Several public and private sources could also be tapped to close the financing gap. Already, innovative financing instruments – such as Clean Technology Fund and the Strategic Climate Fund – are blending funding from multilateral development banks, governments, climate finance instruments and the private sector. They have raised an additional US$ 3.7 billion for development and can leverage substantial additional funds.

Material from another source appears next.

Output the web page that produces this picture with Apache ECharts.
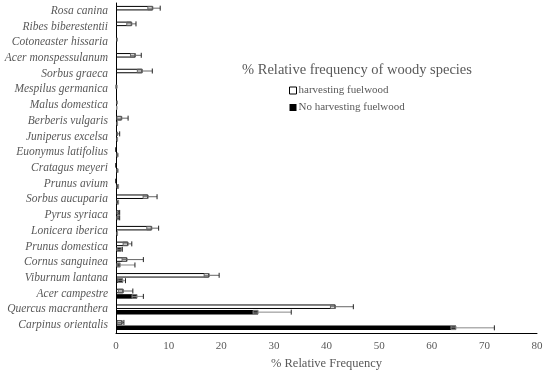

The Report argues that the new financing need to be allocated to meet the challenges of inequity and unsustainability and not to exacerbate existing disparities.

Way Forward

The Report calls for a bold new approach to global development financing and environmental controls, arguing that these measures are both essential and feasible. Moreover, beyond the MDGs, the world needs a post-2015 development framework that reflects equity and sustainability and the Report has laid the foundation for this. In June 2012, World leaders meet in Rio to discuss a new consensus on global action to safeguard the future of the planet. The conference, known as Rio+20, will focus on two themes, namely, a green economy in the context of sustainable development and poverty eradication, and the institutional framework for sustainable development. Also, the 17th Conference of the Parties (COP17) to the United Nations Framework Convention on Climate Change (UNFCCC) is scheduled in 2012 in Durban, South Africa. These conferences stand out as key opportunities to reach a shared understanding on the global development agenda and build on the just completed 4th High Level Forum on Aid Effectiveness (in Busan, Korea) where a new Partnership for Development Cooperation was articulated. The new knowledge contribution of the HDR 2011 will certainly go a long way in enriching the discussions of both these conferences and formulating a new global development agenda for the 21st century.